Lendl makes just 10/19 first serves - and wins just 1/9 second serve points. That’s Edberg striking returns powerfully. Just 1 volley UE for Lendl in the set, so its not as though he’s messing up in forecourt

As for his return, Lendl looks to poke, block, guide and chip returns wide and low. Edberg cuts of the width and gets there before ball can get low and swishes away these returns away for winners. Edberg wins 13/14 first serve points in the set - better than he does afterwards

Opening games gives no sign of things to come. Lendl holds to love to level at 1-1- with 2 service winners and a BHV winner after having to make a shoelace volley first up

He doesn’t win another game. First game features 4 passing winners from Edberg - a brilliant running dtl against a good, deep volley and 3 returns. The last 2 - FH dtl and BH cc - are perfect strikes and seal the break

Low volley errors and a double fault lead to the second break and Edberg serves out to 15. He stays back at 30-0 for the first of 2 times in the match, a point he loses and probably would have even without Lendl coming in behind the return

Second set is a beautiful show from both players. Both face break points in 1 game (Lendl saves 5 in a 20 point game, Edberg 1 in a 10 pointer) and 1 other Edberg game goes to deuce. Holds are comfortable, but not overly so

Standout points include a surprise FH lob from Lendl, Edberg BH dtl slicing a return and following it to net to force a shoelace volley error, a FH lob by Edberg every bit as good as Lendl’s and a wonderful, running, turning FH cc pass winner from Lendl

To the tiebreak. There isn’t a contest. Edberg strikes 4 passing winners in successive Lendl serve points - FH cc (set up by a wide FH inside-out return), FH cc return, BH cc return (a replica of the same shot Lendl had hit a couple points before) and at 6-2, another FH cc return. 7-2 Eberg, 2-0 in sets

Edberg loses 4 service points in his 4 holds in the last set. Lendl first service game has 3 consecutive aces

The break comes in game 6, with Edberg return-approaching 3 times. He wins all the points - the best of them being a FH1/2V winner that’s also a pass, from just behind service line. The other 2 are such strong returns that the approach likely didn’t influence the outcome (Lendl missing shoelace volleys off powerful returns)
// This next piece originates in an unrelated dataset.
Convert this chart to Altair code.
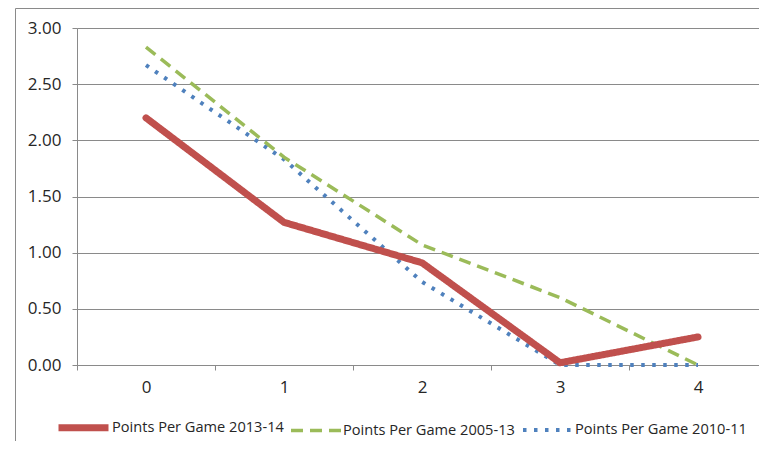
import altair as alt
import pandas as pd

games = ["0", "1", "2", "3", "4"]
series_names = ["Points Per Game 2013-14", "Points Per Game 2005-13", "Points Per Game 2010-11"]
ppg_2013_14 = [2.20, 1.27, 0.91, 0.02, 0.25]
ppg_2005_13 = [2.83, 1.85, 1.07, 0.60, 0.00]
ppg_2010_11 = [2.67, 1.83, 0.74, 0.00, 0.00]
y_ticks = [0, 0.5, 1.0, 1.5, 2.0, 2.5, 3.0]
colors = ["#C0504D", "#9BBB59", "#4F81BD"]
dashes = [[1, 0], [12, 7], [3.5, 7.5]]
widths = [7, 3.5, 4]
caps = ["round", "butt", "butt"]

rows = []
for name, vals in zip(series_names, [ppg_2013_14, ppg_2005_13, ppg_2010_11]):
    for g, v in zip(games, vals):
        rows.append({"game": g, "series": name, "ppg": v})
df = pd.DataFrame(rows)

FONT = "Open Sans"
GRID = "#8a8a8a"
TEXT = "#262626"

legend = alt.Legend(title=None, orient="none", direction="horizontal",
                    legendX=-22, legendY=371, symbolType="stroke",
                    symbolSize=2500, labelFont=FONT, labelFontSize=14.6,
                    labelColor=TEXT, labelOffset=0, columnPadding=0,
                    labelLimit=400)

base = alt.Chart(df).encode(
    x=alt.X("game:O", sort=games, bandPosition=0.5,
            scale=alt.Scale(type="band", paddingInner=0, paddingOuter=0, range=[0, 690]),
            axis=alt.Axis(title=None, labelAngle=0, tickBand="extent", tickSize=5,
                          domainColor=GRID, tickColor=GRID, labelColor=TEXT,
                          labelFont=FONT, labelFontSize=17, labelPadding=9, grid=False)),
    y=alt.Y("ppg:Q", scale=alt.Scale(domain=[0, 3], nice=False),
            axis=alt.Axis(title=None, values=y_ticks, format=".2f", tickSize=5,
                          domainColor=GRID, tickColor=GRID, gridColor=GRID,
                          labelColor=TEXT, labelFont=FONT, labelFontSize=17,
                          labelPadding=11)),
    color=alt.Color("series:N", sort=series_names,
                    scale=alt.Scale(domain=series_names, range=colors), legend=legend),
    strokeDash=alt.StrokeDash("series:N", sort=series_names,
                              scale=alt.Scale(domain=series_names, range=dashes), legend=legend),
    strokeWidth=alt.StrokeWidth("series:N", sort=series_names,
                                scale=alt.Scale(type="ordinal", domain=series_names, range=widths),
                                legend=legend),
)

series_layers = []
for name, cap in zip(series_names[::-1], caps[::-1]):
    series_layers.append(
        base.mark_line(strokeCap=cap, strokeJoin="round").transform_filter(
            alt.datum.series == name)
    )

frame_df = pd.DataFrame({"k": [0]})
frame = alt.Chart(frame_df).mark_rect(fillOpacity=0, stroke=GRID, strokeWidth=1, clip=False).encode(
    x=alt.value(-61.5), x2=alt.value(720), y=alt.value(-19.5), y2=alt.value(460)
)

chart = alt.layer(frame, *series_layers).properties(
    width=682, height=337,
    padding={"left": 69, "top": 20, "right": 0, "bottom": 76},
    autosize=alt.AutoSizeParams(type="none"),
).configure_view(stroke=None).configure(background="white")

chart.save("out.html", embed_options={"renderer": "svg", "actions": False})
He adds a couple more return-approaches game after too. Lendl deftly BH1/2V winners the return away from an at net Edberg the first time. Later in the game, a backtracking Lendl sky hooks a winner and goes on to hold

Edberg serves out to love, with 3 unreturned serves

Summing up, top class showing from Edberg. The finest volleying from the finest of volleyers is a sight to behold but important is the crisp, clean returning he dishes out all match

A very good one from Lendl too, particularly on the volley, on which he’s as decisive as anyone could ask for and only stumped by the unplayable return-pass

He tries different styles of returning but neither soft blocking/guiding or striking works against his opponent’s net game and he struggles to return cramping body and body-ish serves

Stats for the final between Edberg and Boris Becker - https://tt.tennis-warehouse.com/ind...edberg-vs-becker-wimbledon-final-1990.675878/

Stats for Edberg’s third round match with Amos Mansdorf - https://tt.tennis-warehouse.com/ind...s-mansdorf-wimbledon-third-round-1990.725627/
Wonderfully thorough, waspsting- it'll take some time to take this all in. Thank you.